From this background we draw the conclusion that a district court abuses its discretion in imposing sanctions when the sanctions are used for enforcing or collecting damages. Because the district court's December 18, 2014 Order makes clear that the sanction imposed here are for the express purpose of ending post-judgment litigation by having the district court collect the outstanding judgment amount on behalf of the plaintiffs, we vacate the sanction. While the district court took pains to premise the sanction not as “a means of enforcing a judgment” but “rather [as] a means of deterring the ongoing and dilatory efforts of Nova,” Special App'x 39 (alteration added), that premise cannot be reconciled with the December 18, 2014 Order directing the sanction amount be paid over to Universitas. The district court cannot become a de facto collection agency for plaintiffs struggling with recalcitrant judgment debtors.
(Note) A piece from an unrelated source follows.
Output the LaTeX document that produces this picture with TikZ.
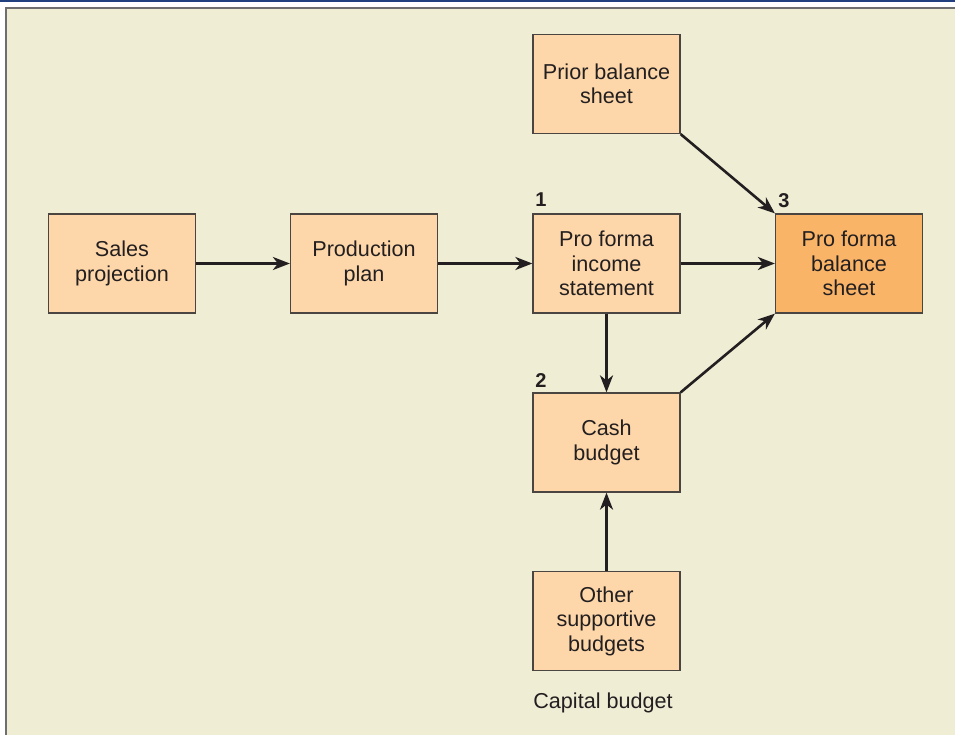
\documentclass[tikz,border=0pt]{standalone}
\usepackage{fontspec}
\setmainfont{Liberation Sans}
\usetikzlibrary{arrows.meta}
\definecolor{bgc}{HTML}{F0EDD5}
\definecolor{boxc}{HTML}{FDD7A9}
\definecolor{hotc}{HTML}{F9B468}
\definecolor{edgec}{HTML}{4A4540}
\definecolor{topblue}{HTML}{1F3F7F}
\definecolor{rulegray}{HTML}{6E6E6E}
\definecolor{txtc}{HTML}{231F20}
\tikzset{
  stepbox/.style={draw=edgec, line width=1.2pt, fill=boxc, minimum width=147pt, minimum height=99pt,
    inner sep=0pt, align=center, text=txtc, font=\fontsize{21.6}{24.5}\selectfont},
  hotbox/.style={stepbox, fill=hotc},
  numlab/.style={font=\fontsize{20}{22}\selectfont\bfseries, text=txtc, inner sep=0pt},
  flow/.style={line width=2.6pt, draw=txtc, -{Stealth[length=17pt,width=13pt,inset=5pt]}}
}
\begin{document}
\begin{tikzpicture}[x=1pt,y=-1pt]
\useasboundingbox (0,0) rectangle (955,735);
\fill[white] (0,0) rectangle (955,735);
\fill[topblue] (0,0) rectangle (955,2.5);
\fill[rulegray] (5,7) rectangle (955,9);
\fill[rulegray] (5,7) rectangle (7.2,735);
\fill[bgc] (7.2,9) rectangle (955,735);

\node[stepbox] (sales) at (122,263.5) {Sales\\projection};
\node[stepbox] (prod) at (364,263.5) {Production\\plan};
\node[stepbox] (inc) at (606.5,263.5) {Pro forma\\income\\statement};
\node[hotbox] (bal) at (849,263.5) {Pro forma\\balance\\sheet};
\node[stepbox] (prior) at (606.5,84) {Prior balance\\sheet};
\node[stepbox] (cash) at (606.5,442.5) {Cash\\budget};
\node[stepbox] (other) at (606.5,621) {Other\\supportive\\budgets};
\node[text=txtc, font=\fontsize{21.6}{24.5}\selectfont, inner sep=0pt] (cap) at (603,703) {Capital budget};

\node[numlab] (n1) at (541,200) {1};
\node[numlab] (n2) at (541,381) {2};
\node[numlab] (n3) at (784,201) {3};

\draw[flow] (sales) -- (prod);
\draw[flow] (prod) -- (inc);
\draw[flow] (inc) -- (bal);
\draw[flow] (inc) -- (cash);
\draw[flow] (other) -- (cash);
\draw[flow] (prior.south east) -- (bal.north west);
\draw[flow] (cash.north east) -- (bal.south west);
\end{tikzpicture}
\end{document}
To be clear: there is no disagreement that a sanction aimed at deterring Nova's persistent and abusive litigation conduct is appropriate and necessary. On remand the district court is free to craft a sanction that comports with both Rule 11 and this opinion.
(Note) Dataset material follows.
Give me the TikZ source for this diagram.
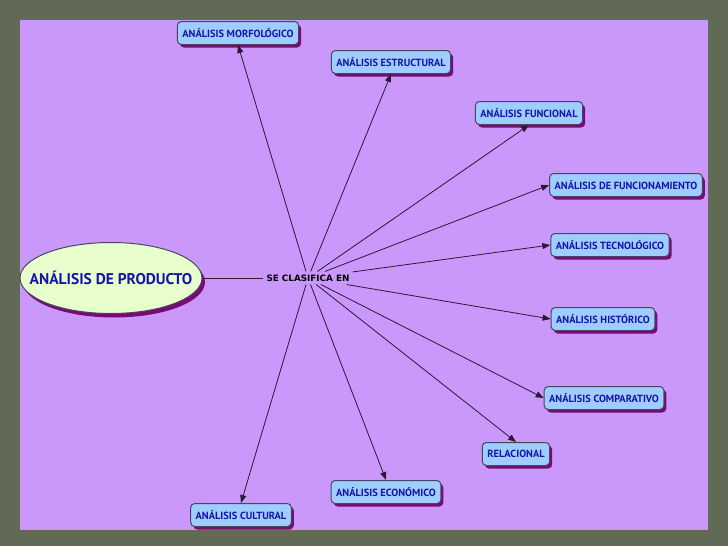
\documentclass[tikz,border=0pt]{standalone}
\usepackage{fontspec}
\setmainfont{PT Sans}
\newfontfamily\linkfont{DejaVu Sans}
\usetikzlibrary{arrows.meta,shadows,shapes.geometric}
\definecolor{bgtex}{RGB}{96,106,84}
\definecolor{panel}{RGB}{202,152,250}
\definecolor{boxfill}{RGB}{160,205,255}
\definecolor{boxtext}{RGB}{20,20,170}
\definecolor{boxline}{RGB}{70,70,100}
\definecolor{shadowc}{RGB}{120,10,115}
\definecolor{ellfill}{RGB}{232,255,205}
\definecolor{linec}{RGB}{40,25,55}
\begin{document}
\begin{tikzpicture}[x=1pt,y=-1pt,
  concept/.style={draw=boxline, line width=1pt, fill=boxfill, rounded corners=4pt,
    text=boxtext, font=\bfseries\fontsize{10.4}{12}\selectfont,
    minimum height=23pt, inner xsep=5pt,
    drop shadow={shadow xshift=2.5pt, shadow yshift=-3pt, fill=shadowc, opacity=1}},
  mainconcept/.style={ellipse, draw=boxline, line width=1pt, fill=ellfill,
    minimum width=182pt, minimum height=71pt, inner sep=0pt,
    drop shadow={shadow xshift=3pt, shadow yshift=-4pt, fill=shadowc, opacity=1}},
  maintext/.style={text=boxtext, font=\bfseries\fontsize{15.5}{18}\selectfont},
  linklabel/.style={font=\linkfont\bfseries\fontsize{8.8}{10}\selectfont, text=black, inner sep=3pt},
  link/.style={draw=linec, line width=0.8pt},
  arrowlink/.style={link, -{Triangle[length=8pt,width=6pt]}}
]
\useasboundingbox (0,0) rectangle (728,546);
\fill[bgtex] (0,0) rectangle (728,546);
\fill[panel] (20,20) rectangle (708,530);

\node[mainconcept, label={[maintext]center:ANÁLISIS DE PRODUCTO}] (prod) at (111,278) {};
\node[linklabel] (lab) at (308,278) {SE CLASIFICA EN};

\node[concept] (morf) at (238,33) {ANÁLISIS MORFOLÓGICO};
\node[concept] (estr) at (391,62) {ANÁLISIS ESTRUCTURAL};
\node[concept] (func) at (529,113) {ANÁLISIS FUNCIONAL};
\node[concept] (fnto) at (626,185) {ANÁLISIS DE FUNCIONAMIENTO};
\node[concept] (tecn) at (610,245) {ANÁLISIS TECNOLÓGICO};
\node[concept] (hist) at (603,319) {ANÁLISIS HISTÓRICO};
\node[concept] (comp) at (604,398) {ANÁLISIS COMPARATIVO};
\node[concept] (rela) at (516,454) {RELACIONAL};
\node[concept] (econ) at (386,492) {ANÁLISIS ECONÓMICO};
\node[concept] (cult) at (241,515) {ANÁLISIS CULTURAL};

\draw[link] (prod) -- (lab);
\draw[arrowlink] (lab) -- (morf.south);
\draw[arrowlink] (lab) -- (estr.south);
\draw[arrowlink] (lab) -- (func.south);
\draw[arrowlink] (lab) -- (fnto.west);
\draw[arrowlink] (lab) -- (tecn.west);
\draw[arrowlink] (lab) -- (hist.west);
\draw[arrowlink] (lab) -- (comp.west);
\draw[arrowlink] (lab) -- (rela.north);
\draw[arrowlink] (lab) -- (econ.north);
\draw[arrowlink] (lab) -- (cult.north);
\end{tikzpicture}
\end{document}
For the reasons given above, the December 18, 2014 Order of the district court is VACATED, as is that portion of the September 20, 2014 Order directing Nova to deposit $30,181,880.30. This matter is hereby REMANDED for further proceedings consistent with this opinion.
2. See Fed.R.Civ.P. 11(b)(1) (by presenting a motion to the court, it is certified that the motion “is not being presented for any improper purpose, such as to harrass, cause unnecessary delay, or needlessly increase the cost of litigation”); Fed.R.Civ.P. 11(b)(2) (in presenting a motion to the court, it is certified that “the claims, defenses, and other legal contentions are warranted by existing law or by a nonfrivolous argument for extending, modifying, or reversing existing law or for establishing new law.”).